Because our return flight to the States was in three days we did not have enough time to bicycle the fifty miles to Metz.   Luckily, there is a commuter train vying this route, almost one every hour or two.   You can take your bicycle onboard, no folding required. We were in a rush to make the train and could figure out the ticket machine.   Luckily no one ever asked!

Both Metz and Nancy have impressive turn of the twentieth century train stations.

Maybe because the sun had come out but Metz seemed a much more upscale place than Nancy.   I pick Metz as my favorite city we visited on this trip.

 

We walked around the city in the dark.

 

The northeastern part of France, sometimes referred to as Alsace-Lorraine, has a pervasive beer culture not present in the rest of France.  There were beer halls filled with young adults spilling onto the covered sidewalks.

 

 

The beer halls on the a main square were jammed with people and no one seemed to be eating.   Instead we found a quieter place around the corner.  We had a beer and shared a charcuterie plate, sitting at the bar.

 

 

The next day we found time to visit the Cathedral of St. Stephen in Metz.   Parts of it are as old as the fifth century, but it was mostly built in the thirteenth century, with a major renovations in the eighteenth and nineteenth centuries.     

 

 

 

 

 

It has beautiful stained glass windows, some modern.   Not only were there windows from the 1950’s done by Marc Chagall, there were a few 1940’s windows from someone I had never heard of;  the cubist Jaques Villon.    To my untrained art eye it looks like Picasso.

 

Labry is an unusual last name, even in France.    Lyman says that his ancestors named Labry immigrated to New Orleans, via Canada, sometime before 1800, and that they came from the Lorraine region, where the town of Labry in located.     Lyman says that in the 1970’s he looked in the inches-thick Paris phone book and there were only about six Labrys listed.      Lyman says there are a few Labrys in the New Orleans area but they are all his relatives.

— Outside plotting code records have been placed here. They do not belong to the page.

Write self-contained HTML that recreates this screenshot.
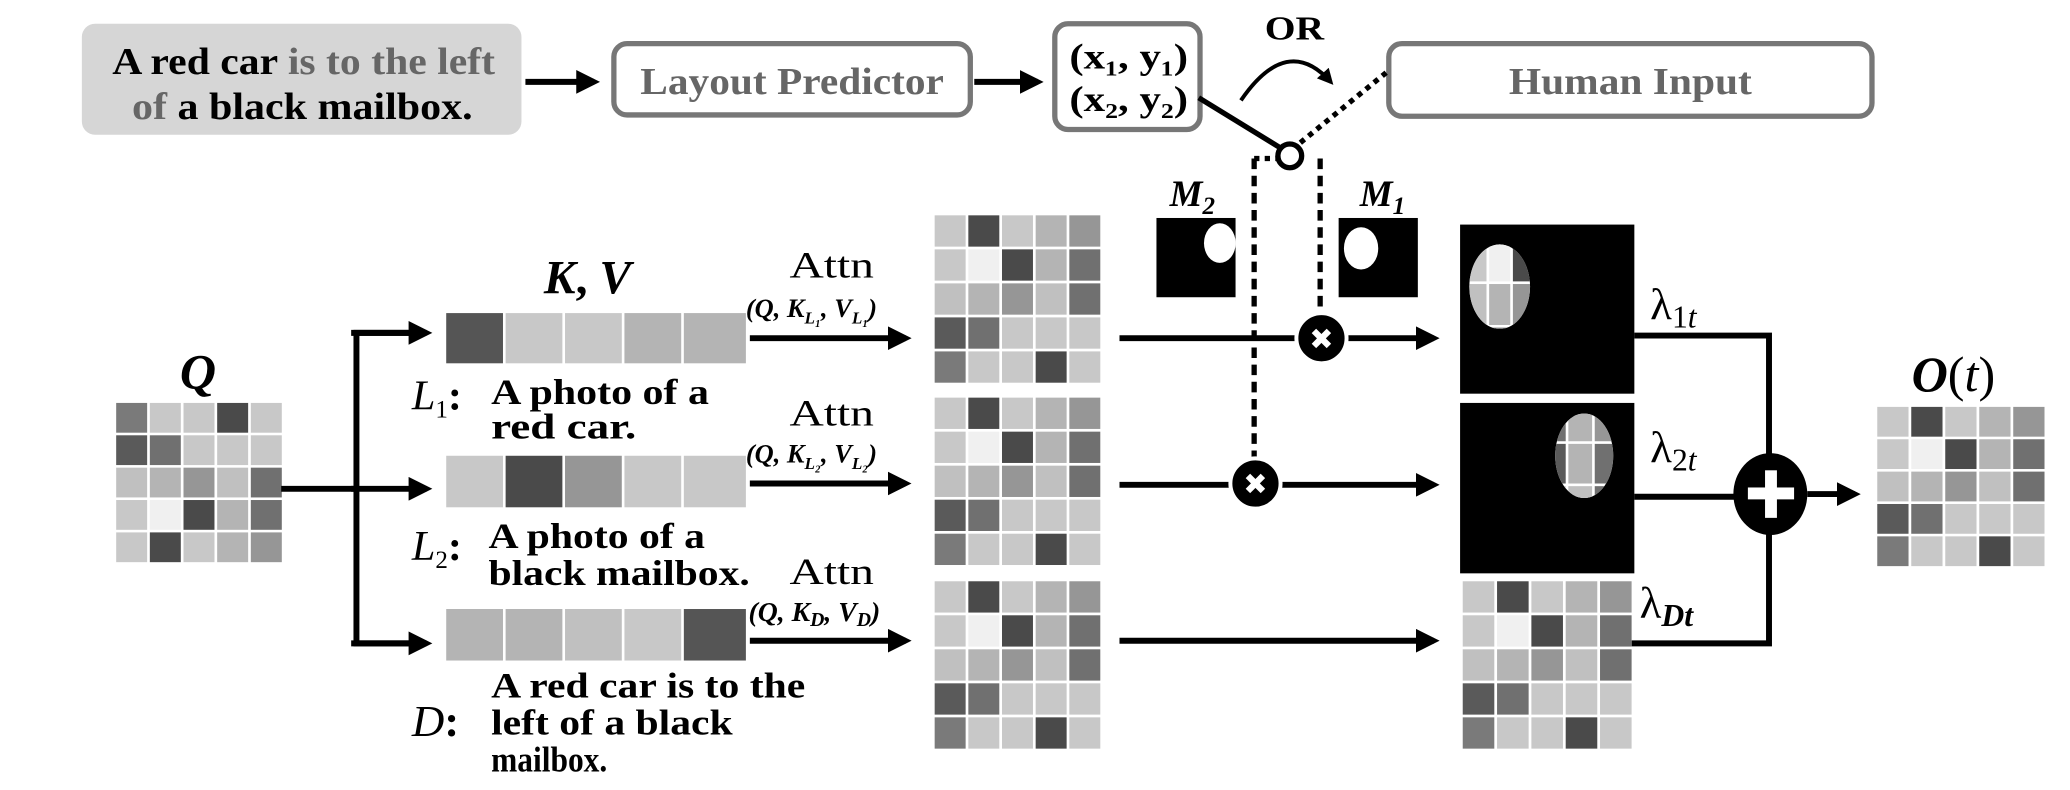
<!DOCTYPE html>
<html><head><meta charset="utf-8"><style>
html,body{margin:0;padding:0;background:#fff;}
svg{display:block;}
</style></head><body>
<svg width="2070" height="790" viewBox="0 0 1568 598" preserveAspectRatio="none" xmlns="http://www.w3.org/2000/svg">
<defs>
<marker id="ah" markerWidth="4" markerHeight="4" refX="3" refY="2" orient="auto" markerUnits="strokeWidth"><path d="M0,0 L4,2 L0,4z" fill="#000"/></marker>
<g id="mat">
<rect x="0" y="0" width="23" height="23" fill="#c8c8c8"/><rect x="25" y="0" width="23" height="23" fill="#4a4a4a"/><rect x="50" y="0" width="23" height="23" fill="#c8c8c8"/><rect x="75" y="0" width="23" height="23" fill="#b4b4b4"/><rect x="100" y="0" width="23" height="23" fill="#969696"/>
<rect x="0" y="25" width="23" height="23" fill="#c8c8c8"/><rect x="25" y="25" width="23" height="23" fill="#f0f0f0"/><rect x="50" y="25" width="23" height="23" fill="#4a4a4a"/><rect x="75" y="25" width="23" height="23" fill="#b4b4b4"/><rect x="100" y="25" width="23" height="23" fill="#707070"/>
<rect x="0" y="50" width="23" height="23" fill="#c0c0c0"/><rect x="25" y="50" width="23" height="23" fill="#b4b4b4"/><rect x="50" y="50" width="23" height="23" fill="#969696"/><rect x="75" y="50" width="23" height="23" fill="#c0c0c0"/><rect x="100" y="50" width="23" height="23" fill="#707070"/>
<rect x="0" y="75" width="23" height="23" fill="#5a5a5a"/><rect x="25" y="75" width="23" height="23" fill="#707070"/><rect x="50" y="75" width="23" height="23" fill="#c8c8c8"/><rect x="75" y="75" width="23" height="23" fill="#c8c8c8"/><rect x="100" y="75" width="23" height="23" fill="#c8c8c8"/>
<rect x="0" y="100" width="23" height="23" fill="#7a7a7a"/><rect x="25" y="100" width="23" height="23" fill="#c8c8c8"/><rect x="50" y="100" width="23" height="23" fill="#c8c8c8"/><rect x="75" y="100" width="23" height="23" fill="#4a4a4a"/><rect x="100" y="100" width="23" height="23" fill="#c8c8c8"/>
</g>
</defs>

<g font-family="Liberation Serif, serif" font-weight="bold">
<!-- top row -->
<rect x="62" y="18" width="333" height="84" rx="10" fill="#d6d6d6"/>
<text x="85" y="56" font-size="29" fill="#000" textLength="290" lengthAdjust="spacingAndGlyphs">A red car <tspan fill="#666">is to the left</tspan></text>
<text x="100" y="90" font-size="29" fill="#666" textLength="258" lengthAdjust="spacingAndGlyphs">of <tspan fill="#000">a black mailbox.</tspan></text>
<line x1="398" y1="62" x2="450" y2="62" stroke="#000" stroke-width="4.5" marker-end="url(#ah)"/>
<rect x="465" y="33" width="270" height="54" rx="10" fill="#fff" stroke="#777" stroke-width="4"/>
<text x="485" y="71" font-size="29" fill="#666" textLength="230" lengthAdjust="spacingAndGlyphs">Layout Predictor</text>
<line x1="738" y1="62" x2="786" y2="62" stroke="#000" stroke-width="4.5" marker-end="url(#ah)"/>
<rect x="799" y="18" width="110" height="80" rx="10" fill="#fff" stroke="#777" stroke-width="4"/>
<text x="810" y="52" font-size="27" textLength="90" lengthAdjust="spacingAndGlyphs">(x₁, y₁)</text>
<text x="810" y="84" font-size="27" textLength="90" lengthAdjust="spacingAndGlyphs">(x₂, y₂)</text>
<text x="958" y="30" font-size="26" textLength="45" lengthAdjust="spacingAndGlyphs">OR</text>
<path d="M940,76 Q975,25 1008,62" fill="none" stroke="#000" stroke-width="3" marker-end="url(#ah)"/>
<rect x="1052" y="33" width="366" height="55" rx="10" fill="#fff" stroke="#777" stroke-width="4"/>
<text x="1143" y="71" font-size="29" fill="#666" textLength="184" lengthAdjust="spacingAndGlyphs">Human Input</text>
</g>
<line x1="908" y1="74" x2="970" y2="112" stroke="#000" stroke-width="4"/>
<line x1="985" y1="108" x2="1050" y2="55" stroke="#000" stroke-width="4" stroke-dasharray="4,4"/>
<circle cx="977" cy="118" r="9" fill="none" stroke="#000" stroke-width="4"/>
<line x1="950" y1="120" x2="970" y2="120" stroke="#000" stroke-width="4" stroke-dasharray="4,4"/>
<line x1="950" y1="120" x2="950" y2="348" stroke="#000" stroke-width="4" stroke-dasharray="8,5"/>
<line x1="1000" y1="120" x2="1000" y2="236" stroke="#000" stroke-width="4" stroke-dasharray="8,5"/>

<!-- masks -->
<g font-family="Liberation Serif, serif" font-weight="bold" font-style="italic">
<text x="886" y="156" font-size="28">M<tspan font-size="19" dy="6">2</tspan></text>
<text x="1030" y="156" font-size="28">M<tspan font-size="19" dy="6">1</tspan></text>
</g>
<rect x="876" y="165" width="60" height="60" fill="#000"/>
<ellipse cx="924" cy="184" rx="12" ry="15" fill="#fff"/>
<rect x="936" y="165" width="2" height="60" fill="#fff"/>
<rect x="1014" y="165" width="60" height="60" fill="#000"/>
<ellipse cx="1031" cy="188" rx="13" ry="16" fill="#fff"/>

<!-- Q -->
<text x="150" y="294" text-anchor="middle" font-family="Liberation Serif, serif" font-weight="bold" font-style="italic" font-size="38">Q</text>
<g transform="translate(88,305) scale(1.02,0.98) translate(0,123) scale(1,-1)"><use href="#mat"/></g>
<line x1="213" y1="370" x2="270" y2="370" stroke="#000" stroke-width="4.5"/>
<polyline points="320,252 270,252 270,487 320,487" fill="none" stroke="#000" stroke-width="4.5"/>
<line x1="266" y1="252" x2="323" y2="252" stroke="#000" stroke-width="4.5" marker-end="url(#ah)"/>
<line x1="266" y1="370" x2="323" y2="370" stroke="#000" stroke-width="4.5" marker-end="url(#ah)"/>
<line x1="266" y1="487" x2="323" y2="487" stroke="#000" stroke-width="4.5" marker-end="url(#ah)"/>

<!-- KV bars -->
<text x="412" y="222" font-family="Liberation Serif, serif" font-weight="bold" font-style="italic" font-size="36">K<tspan font-style="normal">, </tspan>V</text>
<g>
<rect x="338" y="237" width="43" height="38" fill="#555"/><rect x="383" y="237" width="43" height="38" fill="#c8c8c8"/><rect x="428" y="237" width="43" height="38" fill="#c8c8c8"/><rect x="473" y="237" width="43" height="38" fill="#b4b4b4"/><rect x="518" y="237" width="47" height="38" fill="#b4b4b4"/>
<rect x="338" y="345" width="43" height="39" fill="#c8c8c8"/><rect x="383" y="345" width="43" height="39" fill="#4a4a4a"/><rect x="428" y="345" width="43" height="39" fill="#969696"/><rect x="473" y="345" width="43" height="39" fill="#c8c8c8"/><rect x="518" y="345" width="47" height="39" fill="#c8c8c8"/>
<rect x="338" y="461" width="43" height="39" fill="#b4b4b4"/><rect x="383" y="461" width="43" height="39" fill="#b4b4b4"/><rect x="428" y="461" width="43" height="39" fill="#c0c0c0"/><rect x="473" y="461" width="43" height="39" fill="#c8c8c8"/><rect x="518" y="461" width="47" height="39" fill="#555"/>
</g>
<g font-family="Liberation Serif, serif" font-weight="bold">
<text x="312" y="310" font-size="32" font-style="italic" font-weight="normal">L<tspan font-size="19" font-style="normal" dy="6">1</tspan><tspan dy="-6" font-style="normal" font-weight="bold">:</tspan></text>
<text x="372" y="306" font-size="27" textLength="165" lengthAdjust="spacingAndGlyphs">A photo of a</text>
<text x="372" y="332" font-size="27" textLength="110" lengthAdjust="spacingAndGlyphs">red car.</text>
<text x="312" y="424" font-size="32" font-style="italic" font-weight="normal">L<tspan font-size="19" font-style="normal" dy="6">2</tspan><tspan dy="-6" font-style="normal" font-weight="bold">:</tspan></text>
<text x="370" y="415" font-size="27" textLength="164" lengthAdjust="spacingAndGlyphs">A photo of a</text>
<text x="370" y="443" font-size="27" textLength="198" lengthAdjust="spacingAndGlyphs">black mailbox.</text>
<text x="312" y="557" font-size="34" font-style="italic" font-weight="normal">D<tspan font-style="normal" font-weight="bold">:</tspan></text>
<text x="372" y="528" font-size="27" textLength="238" lengthAdjust="spacingAndGlyphs">A red car is to the</text>
<text x="372" y="556" font-size="27" textLength="183" lengthAdjust="spacingAndGlyphs">left of a black</text>
<text x="372" y="584" font-size="27" textLength="88" lengthAdjust="spacingAndGlyphs">mailbox.</text>
</g>

<!-- Attn -->
<g font-family="Liberation Serif, serif">
<text x="598" y="210" font-size="28" textLength="64" lengthAdjust="spacingAndGlyphs">Attn</text>
<text x="565" y="240" font-size="20" font-style="italic" font-weight="bold">(Q, K<tspan font-size="13" dy="5">L₁</tspan><tspan dy="-5">, V</tspan><tspan font-size="13" dy="5">L₁</tspan><tspan dy="-5">)</tspan></text>
<text x="598" y="322" font-size="28" textLength="64" lengthAdjust="spacingAndGlyphs">Attn</text>
<text x="565" y="350" font-size="20" font-style="italic" font-weight="bold">(Q, K<tspan font-size="13" dy="5">L₂</tspan><tspan dy="-5">, V</tspan><tspan font-size="13" dy="5">L₂</tspan><tspan dy="-5">)</tspan></text>
<text x="598" y="442" font-size="28" textLength="64" lengthAdjust="spacingAndGlyphs">Attn</text>
<text x="567" y="470" font-size="21" font-style="italic" font-weight="bold">(Q, K<tspan font-size="15" dy="4">D</tspan><tspan dy="-4">, V</tspan><tspan font-size="15" dy="4">D</tspan><tspan dy="-4">)</tspan></text>
</g>
<line x1="568" y1="256" x2="686" y2="256" stroke="#000" stroke-width="4.5" marker-end="url(#ah)"/>
<line x1="568" y1="366" x2="686" y2="366" stroke="#000" stroke-width="4.5" marker-end="url(#ah)"/>
<line x1="568" y1="485" x2="686" y2="485" stroke="#000" stroke-width="4.5" marker-end="url(#ah)"/>

<!-- mid matrices -->
<g transform="translate(708,163) scale(1.02,1.03)"><use href="#mat"/></g>
<g transform="translate(708,301) scale(1.02,1.03)"><use href="#mat"/></g>
<g transform="translate(708,440) scale(1.02,1.03)"><use href="#mat"/></g>

<!-- right flows -->
<line x1="848" y1="256" x2="1086" y2="256" stroke="#000" stroke-width="4.5" marker-end="url(#ah)"/>
<line x1="848" y1="367" x2="1086" y2="367" stroke="#000" stroke-width="4.5" marker-end="url(#ah)"/>
<line x1="848" y1="485" x2="1086" y2="485" stroke="#000" stroke-width="4.5" marker-end="url(#ah)"/>
<circle cx="1001" cy="256" r="19" fill="#000" stroke="#fff" stroke-width="3"/>
<text x="1001" y="264" text-anchor="middle" font-family="DejaVu Sans,sans-serif" font-weight="bold" font-size="22" fill="#fff">✖</text>
<circle cx="951" cy="366" r="19" fill="#000" stroke="#fff" stroke-width="3"/>
<text x="951" y="374" text-anchor="middle" font-family="DejaVu Sans,sans-serif" font-weight="bold" font-size="22" fill="#fff">✖</text>

<!-- big boxes -->
<rect x="1106" y="170" width="132" height="128" fill="#000"/>
<clipPath id="c1"><ellipse cx="1136" cy="217" rx="23" ry="32"/></clipPath>
<g clip-path="url(#c1)"><rect x="1100" y="180" width="80" height="80" fill="#fff"/>
<rect x="1110" y="184" width="16" height="29" fill="#c8c8c8"/><rect x="1128" y="184" width="16" height="29" fill="#f0f0f0"/><rect x="1146" y="184" width="16" height="29" fill="#4a4a4a"/>
<rect x="1110" y="215" width="16" height="31" fill="#c0c0c0"/><rect x="1128" y="215" width="16" height="31" fill="#b4b4b4"/><rect x="1146" y="215" width="16" height="31" fill="#969696"/>
<rect x="1110" y="248" width="16" height="16" fill="#c8c8c8"/><rect x="1128" y="248" width="16" height="16" fill="#707070"/><rect x="1146" y="248" width="16" height="16" fill="#c8c8c8"/></g>
<rect x="1106" y="305" width="132" height="129" fill="#000"/>
<clipPath id="c2"><ellipse cx="1200" cy="345" rx="22" ry="32"/></clipPath>
<g clip-path="url(#c2)"><rect x="1170" y="305" width="80" height="80" fill="#fff"/>
<rect x="1170" y="310" width="16" height="24" fill="#707070"/><rect x="1188" y="310" width="18" height="24" fill="#b4b4b4"/><rect x="1208" y="310" width="20" height="24" fill="#969696"/>
<rect x="1170" y="336" width="16" height="30" fill="#5a5a5a"/><rect x="1188" y="336" width="18" height="30" fill="#b4b4b4"/><rect x="1208" y="336" width="20" height="30" fill="#707070"/>
<rect x="1170" y="368" width="16" height="20" fill="#c8c8c8"/><rect x="1188" y="368" width="18" height="20" fill="#c0c0c0"/><rect x="1208" y="368" width="20" height="20" fill="#707070"/></g>
<g transform="translate(1108,440) scale(1.04,1.03)"><use href="#mat"/></g>

<!-- lambdas -->
<g font-family="Liberation Serif, serif">
<text x="1250" y="242" font-size="34">λ<tspan font-size="24" dy="6">1<tspan font-style="italic">t</tspan></tspan></text>
<text x="1250" y="350" font-size="34">λ<tspan font-size="24" dy="6">2<tspan font-style="italic">t</tspan></tspan></text>
<text x="1242" y="468" font-size="34">λ<tspan font-size="24" dy="6" font-style="italic" font-weight="bold">Dt</tspan></text>
</g>
<polyline points="1238,254 1340,254 1340,350" fill="none" stroke="#000" stroke-width="4.5"/>
<line x1="1238" y1="376" x2="1320" y2="376" stroke="#000" stroke-width="4.5"/>
<polyline points="1236,487 1340,487 1340,400" fill="none" stroke="#000" stroke-width="4.5"/>
<ellipse cx="1341" cy="374" rx="28" ry="31" fill="#000"/>
<rect x="1337" y="356" width="9" height="36" fill="#fff"/><rect x="1324" y="369" width="35" height="9" fill="#fff"/>
<line x1="1369" y1="374" x2="1405" y2="374" stroke="#000" stroke-width="4.5" marker-end="url(#ah)"/>

<!-- O(t) -->
<text x="1448" y="296" font-family="Liberation Serif, serif" font-size="38"><tspan font-weight="bold" font-style="italic">O</tspan>(<tspan font-style="italic">t</tspan>)</text>
<g transform="translate(1422,308) scale(1.03,0.98)"><use href="#mat"/></g>
</svg>
</body></html>
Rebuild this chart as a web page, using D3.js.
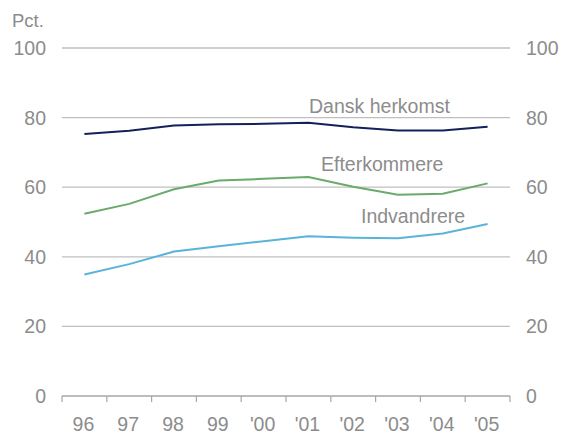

Our visit to the town of Labry was to be a day trip, about twenty miles each way up and back from Metz.  We expected a warm reception.

Part of the bike ride to Labry was through fields that felt almost midwestern American.

Labry is a small town with two bakeries, one bar, one church, a post office, and one auto repair shop.    We picnic lunched around the churchyard.

Like other French towns next to the church was the depressing World War One memorial.

After lunch we went to get a coffee and an apertif at the one bar, a place that sold magazines, lottery tickets, and vapes.

The woman running the place and her one customer were certainly friendly and welcoming.

While they were glad to see us, I guess, they seemed unimpressed at Lyman’s American passport with the Labry name.  Lyman also talked to the woman running the post office and she had a similar reaction.   She thought it was no big deal.  Oh well.

On the outskirts of Labry we saw this nice new public library they have built.

 

They went to the trouble of building the place, but it is only open two hours a day, three days a week!

 

The next day we took the TGV train from Metz to Paris.   Bicycling across Paris from the train station to the hotel we picnic lunched in the Square Emile Chautemps, near the Centre Pompidou.

The following morning we flew back home to America.